Rent rises: The calculation method must be reviewed to ensure access to the essential need for housing

Option consommateurs joins tenants' associations in calling for a review of the method of calculating rent increases by removing landlords' net income, in order to reduce rent increases and ensure better access to the essential need for housing.
The Rental Housing Tribunal (TAL) recently announced a 5.9% increase in rent prices in Quebec for the coming year, the largest increase in 30 years. Since 2019, the TAL has granted successive increases totaling 16%.
The homeowner's net income component, which represents more than 60% of the rent, corresponds to the profit that the homeowner makes from renting a dwelling. To adjust it, TAL also uses an economic indicator that is more volatile than the general CPI: the housing component of the CPI.
Option consommateurs and tenants' associations believe that this net income should not be taken into account in the calculations, as it is not the role of the TAL to determine landlords' share of profits. The current TAL formula contributes to particularly high increases. It is essential to revise it so that it reflects only the real costs of maintaining and operating housing.
Such a major rent increase will have direct and disastrous consequences for many tenants. For a number of years now, Option consommateurs has been observing that the cost of rent is weighing heavily on the wallets of many households during the 400 or so budget consultations and interventions carried out each year.
Many people simply can't afford today's rents and find themselves in precarious financial situations.
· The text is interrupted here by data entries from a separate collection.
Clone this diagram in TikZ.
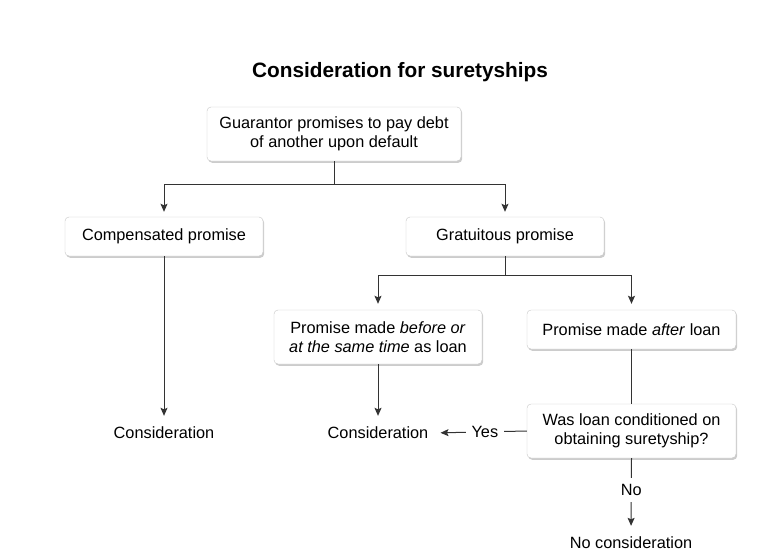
\documentclass[tikz,border=0pt]{standalone}
\usepackage{fontspec}
\setmainfont{Liberation Sans}
\usepackage{xcolor}
\usetikzlibrary{arrows.meta,shadows}

\begin{document}
\begin{tikzpicture}[x=1pt,y=-1pt,
  box/.style={draw=black!22,fill=white,rounded corners=4pt,align=center,
    inner sep=0pt,font=\fontsize{16.3}{19.5}\selectfont,
    drop shadow={shadow xshift=1.2pt,shadow yshift=-1.8pt,fill=black!40}},
  txt/.style={font=\fontsize{16.3}{19.5}\selectfont,inner sep=3pt},
  conn/.style={line width=1pt,draw=black!80},
  arr/.style={conn,-{Stealth[length=8pt,width=7pt,inset=1.5pt]}}]
  \useasboundingbox (0,0) rectangle (765,552);
  % title
  \node (title) at (400,72) {\fontsize{20.8}{25}\selectfont\bfseries Consideration for suretyships};
  % boxes
  \node[box,minimum width=254pt,minimum height=54pt] (guar) at (334,134)
    {Guarantor promises to pay debt\\of another upon default};
  \node[box,minimum width=198pt,minimum height=39pt] (comp) at (164,236.5) {Compensated promise};
  \node[box,minimum width=198pt,minimum height=39pt] (grat) at (505,236.5) {Gratuitous promise};
  \node[box,minimum width=208pt,minimum height=54pt] (before) at (378,337)
    {Promise made \textit{before or}\\\textit{at the same time} as loan};
  \node[box,minimum width=209pt,minimum height=39pt] (after) at (631.5,329.5)
    {Promise made \textit{after} loan};
  \node[box,minimum width=209pt,minimum height=54pt] (loan) at (631.5,431)
    {Was loan conditioned on\\obtaining suretyship?};
  % outcomes
  \node[txt] (cons1) at (164,433) {Consideration};
  \node[txt] (cons2) at (378,433) {Consideration};
  \node[txt] (nocons) at (631,543) {No consideration};
  % connectors
  \coordinate (split1) at (334,184);
  \coordinate (split2) at (505,275);
  \draw[conn] (guar.south) -- (split1);
  \draw[arr,shorten >=5pt] (split1) -| (comp.north);
  \draw[arr,shorten >=5pt] (split1) -| (grat.north);
  \draw[conn] (grat.south) -- (split2);
  \draw[arr,shorten >=6pt] (split2) -| (before.north);
  \draw[arr,shorten >=6pt] (split2) -| (after.north);
  \draw[arr,shorten >=8pt] (comp.south) -- (cons1.north);
  \draw[arr,shorten >=8pt] (before.south) -- (cons2.north);
  \draw[conn] (after.south) -- (loan.north);
  \draw[arr,shorten >=9pt] (loan.west) -- (cons2.east)
    node[pos=0.44,txt,fill=white,inner xsep=6pt] (yes) {Yes};
  \draw[arr,shorten >=8pt] (loan.south) -- (nocons.north)
    node[pos=0.42,txt,fill=white,inner ysep=6pt] (no) {No};
\end{tikzpicture}
\end{document}
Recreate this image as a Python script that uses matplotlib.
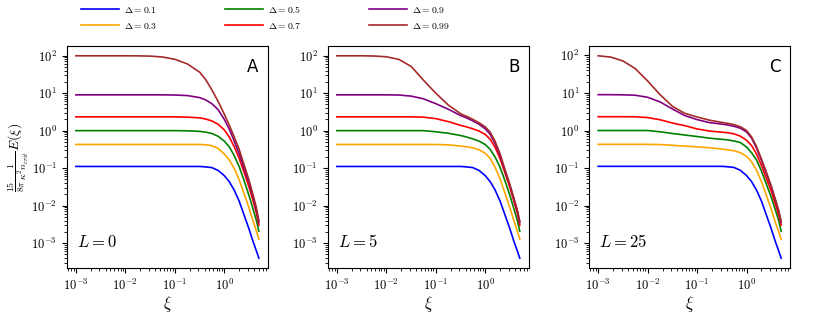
import numpy as np
import matplotlib
matplotlib.use("Agg")
import matplotlib.pyplot as plt
from matplotlib.ticker import FuncFormatter

plt.rcParams["mathtext.fontset"] = "cm"

# xi sample points
xi = [0.001, 0.0018, 0.0032, 0.0056, 0.01, 0.018, 0.032, 0.056, 0.1, 0.18,
      0.32, 0.42, 0.56, 0.75, 1.0, 1.26, 1.58, 2.0, 2.5, 3.16, 3.76, 4.47, 5.0]

deltas = ["0.1", "0.3", "0.5", "0.7", "0.9", "0.99"]
colors = ["blue", "orange", "green", "red", "purple", "brown"]
L_values = [0, 5, 25]
tags = ["A", "B", "C"]

# Delta = 0.1 looks the same in all three panels
blue_all = [0.111, 0.111, 0.111, 0.111, 0.111, 0.111, 0.111, 0.111, 0.111, 0.111,
            0.111, 0.108, 0.1035, 0.0871, 0.0631, 0.0437, 0.0263, 0.0132, 0.00575,
            0.0024, 0.00117, 0.000617, 0.000398]

# panel A, L = 0
orange_A = [0.428, 0.428, 0.428, 0.428, 0.428, 0.428, 0.428, 0.428, 0.428, 0.428,
            0.428, 0.419, 0.398, 0.335, 0.24, 0.166, 0.1, 0.049, 0.0214,
            0.0087, 0.00417, 0.00209, 0.00129]
green_A = [1.0, 1.0, 1.0, 1.0, 1.0, 1.0, 1.0, 1.0, 1.0, 0.989,
           0.955, 0.912, 0.841, 0.708, 0.525, 0.372, 0.219, 0.11, 0.0479,
           0.0186, 0.0087, 0.00398, 0.00209]
red_A = [2.33, 2.33, 2.33, 2.33, 2.33, 2.33, 2.33, 2.33, 2.33, 2.29,
         2.19, 2.04, 1.82, 1.48, 1.05, 0.676, 0.38, 0.182, 0.0794,
         0.0316, 0.0145, 0.0063, 0.00302]
purple_A = [9.0, 9.0, 9.0, 9.0, 9.0, 9.0, 9.0, 9.0, 8.91, 8.61,
            7.59, 6.61, 5.25, 3.63, 2.0, 1.1, 0.537, 0.24, 0.1,
            0.0407, 0.0182, 0.00759, 0.00355]
brown_A = [99, 99, 99, 99, 99, 98.5, 97, 92, 80, 60,
           36.0, 23.0, 12.3, 6.03, 2.75, 1.41, 0.692, 0.316, 0.126,
           0.0479, 0.0209, 0.0087, 0.00398]

# panel B, L = 5
orange_B = [0.428, 0.428, 0.428, 0.428, 0.428, 0.428, 0.428, 0.428, 0.428, 0.417,
            0.389, 0.372, 0.347, 0.309, 0.251, 0.182, 0.107, 0.0513, 0.0219,
            0.0087, 0.00417, 0.00209, 0.00129]
green_B = [1.0, 1.0, 1.0, 1.0, 1.0, 1.0, 1.0, 1.0, 0.933, 0.851,
           0.741, 0.676, 0.603, 0.525, 0.427, 0.316, 0.2, 0.105, 0.0468,
           0.0186, 0.0087, 0.00398, 0.00209]
red_B = [2.33, 2.33, 2.33, 2.33, 2.33, 2.33, 2.33, 2.29, 2.09, 1.74,
         1.38, 1.26, 1.12, 0.977, 0.794, 0.589, 0.363, 0.178, 0.0759,
         0.0302, 0.0138, 0.00617, 0.00302]
purple_B = [9.0, 9.0, 9.0, 9.0, 9.0, 8.91, 8.32, 7.08, 5.25, 3.72,
            2.51, 2.19, 1.82, 1.48, 1.12, 0.794, 0.457, 0.214, 0.0871,
            0.0347, 0.0158, 0.00708, 0.00355]
brown_B = [99, 99, 99, 97.7, 93.3, 79.4, 51.3, 22.4, 10.0, 4.79,
           2.82, 2.4, 2.0, 1.62, 1.26, 0.912, 0.525, 0.24, 0.0933,
           0.0363, 0.0166, 0.00759, 0.0038]

# panel C, L = 25
orange_C = [0.428, 0.428, 0.428, 0.428, 0.428, 0.422, 0.403, 0.385, 0.367, 0.347,
            0.32, 0.305, 0.288, 0.257, 0.204, 0.148, 0.0891, 0.0437, 0.0191,
            0.00794, 0.0038, 0.002, 0.00129]
green_C = [1.0, 1.0, 1.0, 1.0, 1.0, 0.923, 0.832, 0.759, 0.692, 0.624,
           0.582, 0.562, 0.525, 0.479, 0.363, 0.257, 0.166, 0.0832, 0.038,
           0.0166, 0.0083, 0.00398, 0.00209]
red_C = [2.33, 2.33, 2.33, 2.32, 2.21, 1.93, 1.58, 1.35, 1.1, 0.966,
         0.902, 0.871, 0.813, 0.708, 0.55, 0.398, 0.24, 0.117, 0.0537,
         0.024, 0.0117, 0.00562, 0.00302]
purple_C = [9.0, 9.0, 8.91, 8.71, 7.67, 5.75, 3.72, 2.51, 1.95, 1.62,
            1.48, 1.4, 1.29, 1.15, 0.912, 0.631, 0.347, 0.158, 0.0724,
            0.0309, 0.0148, 0.00692, 0.00355]
brown_C = [97.7, 90.2, 70.8, 44.7, 20.9, 8.91, 4.37, 2.88, 2.29, 1.88,
           1.64, 1.55, 1.43, 1.26, 1.0, 0.676, 0.38, 0.174, 0.0794,
           0.0331, 0.0158, 0.00741, 0.0038]

panels = [
    [blue_all, orange_A, green_A, red_A, purple_A, brown_A],
    [blue_all, orange_B, green_B, red_B, purple_B, brown_B],
    [blue_all, orange_C, green_C, red_C, purple_C, brown_C],
]

pow_fmt = FuncFormatter(lambda v, pos: r"$10^{%d}$" % int(round(np.log10(v))))

fig = plt.figure(figsize=(8.31, 3.15), dpi=100)
lefts = [0.0803, 0.3943, 0.7088]

for i in range(3):
    ax = fig.add_axes([lefts[i], 0.1483, 0.2422, 0.7067])
    for vals, col, d in zip(panels[i], colors, deltas):
        ax.loglog(xi, vals, color=col, lw=1.2, label=r"$\Delta = " + d + "$")
    ax.xaxis.set_major_formatter(pow_fmt)
    ax.yaxis.set_major_formatter(pow_fmt)
    ax.tick_params(labelsize=9)
    ax.text(0.925, 0.905, tags[i], transform=ax.transAxes, fontsize=12,
            ha="center", va="center")
    ax.text(0.05, 0.12, r"$L = %d$" % L_values[i], transform=ax.transAxes,
            fontsize=12, va="center")
    ax.set_xlabel(r"$\xi$", fontsize=12)
    ax.xaxis.set_label_coords(0.5, -0.115)
    if i == 0:
        ax.set_ylabel(r"$\frac{15}{8\pi}\frac{1}{\kappa^2 n_{crit}}E(\xi)$", fontsize=10)
        ax.yaxis.set_label_coords(-0.18, 0.5)
        handles, labels = ax.get_legend_handles_labels()

fig.legend(handles, labels, ncol=3, loc="upper left", bbox_to_anchor=(0.087, 1.016),
           frameon=False, fontsize=7, handlelength=3.9, handletextpad=0.5,
           columnspacing=7.0, labelspacing=0.6)

fig.savefig("out.png", dpi=100)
Housing is a necessity and a basic need. Without this basic need for security met, the most vulnerable consumers such as low-income earners, the young and elderly, and single people may no longer be able to meet the need to feed themselves, and are more at risk of developing physical and/or mental health problems, or ending up on the streets altogether.
In addition to reviewing the calculation method, Option consommateurs is asking the provincial government to prioritize the construction of affordable housing by abolishing the QST on new rental housing cooperatives and on new social housing construction.
We also think it's a good idea to set up a provincial rent registry. Such a register would make it possible to combat rising rents by giving tenants the opportunity to check the rent paid by previous tenants. We also propose that the government set up a summit on access to housing and home ownership. The aim and vision of this summit must be to treat this issue as a national priority.